For patients suffering from chronic kidney disease, in-hospital dialysis treatment can often seem as unsettling as the illness.

One in ten Canadians lives with damaged or failed kidneys. As a result, they aren’t able to properly remove waste and unwanted water from their blood. Dialysis is an artificial way of carrying out this process when a person has typically lost 85 to 90 per cent of kidney function. Unless one receives a kidney transplant, a person must continue to have dialysis for the rest of their life.

“The tri-weekly, half-day dialysis treatments in a hospital clinic, not including time spent traveling to and from the facility, are extremely disruptive for patients, often impacting negatively on one’s family, social and work relationships,” says nephrologist Dr. Sachin Shah.

There are 546 patients from Saskatoon and central and northern Saskatchewan requiring dialysis treatment. Fortunately, Saskatoon nephrologists have always been strong supporters of a “home dialysis first” approach, and this continues to be championed by Dr. Shah and his colleagues. Today, there are 173 patients doing dialysis in their homes via either hemodialysis in which blood is passed through a machine to clean it or peritoneal in which blood is cleaned inside one’s body rather than in a machine.

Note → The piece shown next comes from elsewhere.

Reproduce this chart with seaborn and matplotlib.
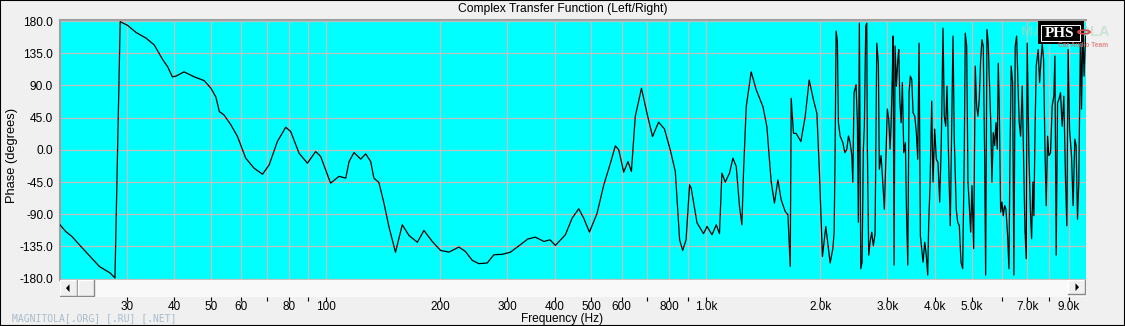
import numpy as np
import pandas as pd
import matplotlib
matplotlib.use("Agg")
import matplotlib.pyplot as plt
import seaborn as sns
from matplotlib.patches import Rectangle, Polygon, Circle
from matplotlib.ticker import FixedLocator, FixedFormatter, NullLocator, NullFormatter

# ---------------- data ----------------
freq_low = [20.0, 20.7, 21.5, 22.7, 25.4, 27.1, 27.9, 28.8, 30.1, 31.7, 33.7, 35.4, 37.3, 38.4,
            39.5, 40.4, 42.4, 45.1, 47.9, 49.9, 51.4, 52.5, 54.0, 56.3, 58.6, 61.6, 64.8, 68.2,
            71.0, 74.6, 78.5, 80.9, 85.1, 89.5, 94.1, 97.0, 103, 108.4, 112.9, 115.2, 118.7,
            123.6, 127.4, 131.3, 133.9, 138, 142.3, 146.6, 152.6, 159, 165.6, 174.2, 181.3,
            190.7, 200.5]
phase_low = [-104.7, -114, -121, -135, -163, -172, -179, 179, 174, 164, 156, 146.5, 125.6, 116,
             102, 103, 109, 102, 96.7, 86, 74, 53.5, 48.8, 35, 18.6, -11.6, -25.6, -34,
             -21, 11.6, 31.6, 25.6, -4.7, -18.6, -2.3, -9.3, -46.5, -37, -39.5, -16.3, -3.7,
             -13, -5.6, -16.3, -39.5, -45.5, -74.4, -107, -143, -104.7, -119.6, -129, -112.6,
             -128, -140.5]

freq_mid = [211, 224, 233, 243, 253, 266, 277, 291, 306, 325, 340, 356, 375, 389, 402, 427,
            445, 463, 477, 494, 517, 539, 561, 578, 590, 608, 624, 637, 652, 677, 700, 724,
            751, 778, 806, 831, 843, 853, 869, 887, 906, 915, 948, 986, 1007, 1038, 1065,
            1086, 1102, 1125, 1154, 1178, 1202, 1226, 1244, 1256, 1277, 1316, 1357, 1413,
            1447, 1485, 1515, 1547, 1578, 1617, 1644, 1667, 1677, 1700, 1728, 1778, 1825,
            1870, 1919, 1959, 1990, 2026, 2068, 2123]
phase_mid = [-142.8, -135.8, -141.9, -154.4, -159, -158, -146.5, -146, -143, -132.6, -124.6,
             -121.9, -128, -125.6, -133.5, -118.6, -95.3, -82.3, -95.3, -114.8, -89.3, -48.8,
             -18.6, 5.6, 0, -31, -16.3, -30.2, 46.5, 86, 51.2, 18.6, 38.6, 29.3, 0, -30, -83.7,
             -125.6, -140.5, -125.6, -48.8, -53.5, -102, -117, -107, -118.6, -104.7, -117,
             -32.5, -45, -32.5, -11.6, -23.2, -79, -104.7, -32.5, 60.4, 109, 83.7, 60.4, 32.5,
             -44, -74.4, -41.9, -69.8, -86, -90.7, -162.8, 72, 23.2, 23, 11.6, 46.5, 97.7,
             69.8, 51, -32.5, -149, -107, -158]

freq_high = [2158, 2175, 2188, 2201, 2218, 2232, 2255, 2293, 2321, 2349, 2372, 2396, 2421, 2435,
             2454, 2484, 2504, 2519, 2534, 2556, 2576, 2596, 2612, 2634, 2650, 2660, 2682, 2704,
             2732, 2758, 2787, 2816, 2843, 2860, 2890, 2920, 2948, 2979, 3002, 3028, 3052, 3070,
             3094, 3108, 3127, 3146, 3171, 3198, 3217, 3237, 3263, 3288, 3316, 3349, 3369, 3398,
             3424, 3451, 3481, 3508, 3545, 3579, 3609, 3638, 3667, 3697, 3727, 3765, 3801, 3834,
             3857, 3888, 3928, 3959, 3999, 4039, 4081, 4122, 4162, 4206, 4239, 4275, 4309, 4361,
             4395, 4433, 4468, 4503, 4557, 4597, 4642, 4690, 4738, 4784, 4813, 4854, 4892, 4932,
             4973, 5012, 5064, 5113, 5157, 5197, 5238, 5283, 5325, 5366, 5412, 5445, 5489, 5532,
             5565, 5613, 5657, 5702, 5751, 5796, 5842, 5877, 5913, 5963, 6011, 6058, 6109, 6158,
             6220, 6270, 6308, 6357, 6412, 6462, 6513, 6569, 6621, 6673, 6730, 6796, 6865, 6908,
             6962, 7004, 7077, 7149, 7193, 7250, 7294, 7338, 7396, 7486, 7550, 7596, 7670, 7735,
             7796, 7857, 7924, 7986, 8069, 8147, 8230, 8282, 8347, 8418, 8484, 8570, 8655, 8744,
             8835, 8904, 8974, 9051, 9160, 9249, 9345, 9419, 9499, 9574, 9674, 9732, 9808, 9886,
             9970]
phase_high = [-138, -115, 1, 166, 152, 38, 19.5, 10, -4, 1, 19.5, 10, -8, -45,
              80, 91, 38, -101, 177, -166, -157, 1, 33, 173, 177, 1, -147, -129,
              -115, -134, -117, 149, 121, -27, -8, -45, -83, -4, 57, 43, 1, 33,
              103, 159, -161, 145, 89, 126, 140, 70, 38, 94, -4, 10, -78, -161,
              80, 103, 98, 52, 47, 24, -13, 149, -120, -138, -157, -129, -147, -175,
              -101, -50, 68, -45, 29, -13, -18, -73, 10, 170, 47, 33, 89, -36,
              -106, 29, 159, 15, -83, -101, -106, -157, -166, -4, 163, 145, -45, -78,
              -115, -50, -138, 117, 61, 47, 70, 126, 154, 145, -8, -175, 168, 149,
              103, 43, -45, 24, 6, 38, 1, 121, 61, -87, -73, -92, -78, -83,
              -120, -166, -13, 117, 94, -175, 145, 159, 94, 38, 19, 89, -36, -110,
              -152, 149, -8, -92, -124, -45, -92, 15, 117, 140, 94, 117, 149, 126,
              6, -78, 19, -8, -4, 61, 75, 131, -147, 66, 70, 80, 33, 75,
              -45, -106, 140, 29, -8, -78, 15, 6, -97, -45, 173, 57, 168, 103,
              159]

grid_freqs = [20, 30, 40, 50, 60, 70, 80, 90, 100, 200, 300, 400, 500, 600, 700, 800, 900,
              1000, 2000, 3000, 4000, 5000, 6000, 7000, 8000, 9000]
x_major = [30, 40, 50, 60, 80, 100, 200, 300, 400, 500, 600, 800, 1000, 2000, 3000, 4000,
           5000, 7000, 9000]
x_major_labels = ["30", "40", "50", "60", "80", "100", "200", "300", "400", "500", "600", "800",
                  "1.0k", "2.0k", "3.0k", "4.0k", "5.0k", "7.0k", "9.0k"]
x_minor = [70, 90, 700, 900, 6000, 8000]
y_ticks = [180, 135, 90, 45, 0, -45, -90, -135, -180]

# ---------------- figure ----------------
W, H = 1125, 326
plt.rcParams['font.family'] = ['Liberation Sans', 'DejaVu Sans']
fig = plt.figure(figsize=(W / 100, H / 100), dpi=100, facecolor="#F0F0F0")


def fx(px):
    return px / W


def fy(py):
    return 1 - py / H


ax = fig.add_axes([fx(60), fy(279.5), fx(1086) - fx(60), fy(19.5) - fy(279.5)])
ax.set_facecolor("#00FFFF")

df = pd.DataFrame({
    "freq": freq_low + freq_mid + freq_high,
    "phase": phase_low + phase_mid + phase_high,
})
sns.lineplot(data=df, x="freq", y="phase", ax=ax, color="black", linewidth=0.9,
             estimator=None, sort=False, zorder=3)
ax.set_xscale("log")
ax.set_xlim(20, 10000)
ax.set_ylim(-181.1, 182.1)
ax.set_xlabel("")
ax.set_ylabel("")

ax.xaxis.set_major_locator(FixedLocator(grid_freqs))
ax.xaxis.set_major_formatter(NullFormatter())
ax.xaxis.set_minor_locator(NullLocator())
ax.tick_params(axis="x", length=0, labelbottom=False)
ax.set_yticks(y_ticks)
ax.set_yticklabels([f"{v:.1f}" for v in y_ticks])
ax.tick_params(axis="y", length=0, pad=5, labelsize=8.6)
ax.set_axisbelow(True)
ax.grid(True, color="#C0C0C0", linewidth=0.9)
for s in ["bottom", "right"]:
    ax.spines[s].set_visible(False)
for s in ["left", "top"]:
    ax.spines[s].set_color("#A0A0A0")
    ax.spines[s].set_linewidth(1.5)

# ---------------- scrollbar + frequency axis ----------------
sax = fig.add_axes([fx(60), fy(297), fx(1086) - fx(60), 17 / H])
sax.set_xscale("log")
sax.set_xlim(20, 10000)
sax.set_ylim(0, 1)
sax.set_facecolor("#F9F9F9")
for s in sax.spines.values():
    s.set_visible(False)
sax.set_yticks([])
sax.xaxis.set_major_locator(FixedLocator(x_major))
sax.xaxis.set_major_formatter(FixedFormatter(x_major_labels))
sax.xaxis.set_minor_locator(FixedLocator(x_minor))
sax.xaxis.set_minor_formatter(NullFormatter())
sax.tick_params(axis="x", which="both", direction="out", length=2.6, width=0.8,
                color="black", labelsize=8.5, pad=0.4)

aw = 1026.0


def button(x0, x1, y0=0.0, y1=1.0):
    sax.add_patch(Rectangle((x0 / aw, y0), (x1 - x0) / aw, y1 - y0, transform=sax.transAxes,
                            facecolor="#F0F0F0", edgecolor="none", zorder=3))
    sax.plot([x0 / aw, x0 / aw, x1 / aw], [y0, y1, y1], transform=sax.transAxes,
             color="white", lw=1, zorder=4)
    sax.plot([x0 / aw, x1 / aw, x1 / aw], [y0, y0, y1], transform=sax.transAxes,
             color="#888888", lw=1, zorder=4)


button(0, 16.5, 0.05, 1.0)
button(17.5, 34, 0.05, 1.0)
button(1008, 1025, 0.15, 1.0)
sax.add_patch(Polygon([[6 / aw, 0.52], [9.5 / aw, 0.75], [9.5 / aw, 0.29]], closed=True,
                      transform=sax.transAxes, facecolor="black", edgecolor="none", zorder=5))
sax.add_patch(Polygon([[1019 / aw, 0.58], [1015.5 / aw, 0.81], [1015.5 / aw, 0.35]], closed=True,
                      transform=sax.transAxes, facecolor="black", edgecolor="none", zorder=5))

# ---------------- texts ----------------
fig.text(0.5, fy(9), "Complex Transfer Function (Left/Right)", ha="center", va="center",
         fontsize=8.75)
fig.text(fx(12), fy(155), "Phase (degrees)", rotation=90, ha="center", va="center", fontsize=9.3)
fig.text(0.5, fy(322.3), "Frequency (Hz)", ha="center", va="baseline", fontsize=8.6)
fig.text(fx(12), fy(318), "MAGNITOLA[.ORG] [.RU] [.NET]", ha="left", va="center",
         family="DejaVu Sans Mono", fontsize=7, color="#A8BCCC")

# ---------------- logo ----------------
fig.text(fx(1065), fy(32), "MAGNITOLA", ha="center", va="center", fontsize=10.5,
         fontweight="bold", color="#A8D8B8", alpha=0.5, zorder=2)
fig.patches.append(Rectangle((fx(1038), fy(44)), fx(1084) - fx(1038), fy(21) - fy(44),
                             transform=fig.transFigure, facecolor="black", edgecolor="none",
                             zorder=3))
fig.patches.append(Rectangle((fx(1041), fy(41)), fx(1080) - fx(1041), fy(25) - fy(41),
                             transform=fig.transFigure, facecolor="none", edgecolor="white",
                             lw=0.7, zorder=4))
fig.text(fx(1060), fy(33.5), "PHS", ha="center", va="center", family="Liberation Serif",
         fontsize=11, fontweight="bold", color="white", zorder=5)
fig.patches.append(Circle((fx(1084), fy(32)), 6 / W, transform=fig.transFigure,
                          facecolor="none", edgecolor="#E04848", lw=1.3, zorder=5))
fig.text(fx(1083), fy(45.5), "Car Audio Team", ha="center", va="center", fontsize=4.8,
         fontweight="bold", color="#E07070", alpha=0.8, zorder=5)

# ---------------- outer border ----------------
fig.patches.append(Rectangle((0, 0), 1, 1, transform=fig.transFigure, fill=False,
                             edgecolor="black", lw=1.5, zorder=10))

fig.savefig("out.png", dpi=100, facecolor=fig.get_facecolor())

“Dialysis done at home gives patients control of their treatment schedule, fitting it into their lives rather than the other way around, resulting in a more normal family, work and social life while on this life-sustaining therapy,” says Dr. Shah.

Dr. Shah’s interest in home dialysis innovation was piqued during his nephrology fellowship done in London, Ontario in 2014. Training was made possible through a $72,000 fellowship awarded to Dr. Shah through RUH Foundation’s Fellowship Grants Program.

“The support from RUH Foundation and its donors allowed me to focus on learning as much as I could about home dialysis innovation. Without it, my fellowship experience would have been much less robust than what it was during the year.”

To date, the Foundation has raised and invested $1.35 million through the Saskatchewan Health Authority’s Practitioner and Staff Affairs to fund fellowships for 37 specialists to pursue sub-specialty training in a variety of areas including trauma surgery; interventional cardiology; geriatric, child and youth psychiatry and critical care neurology, to name a few.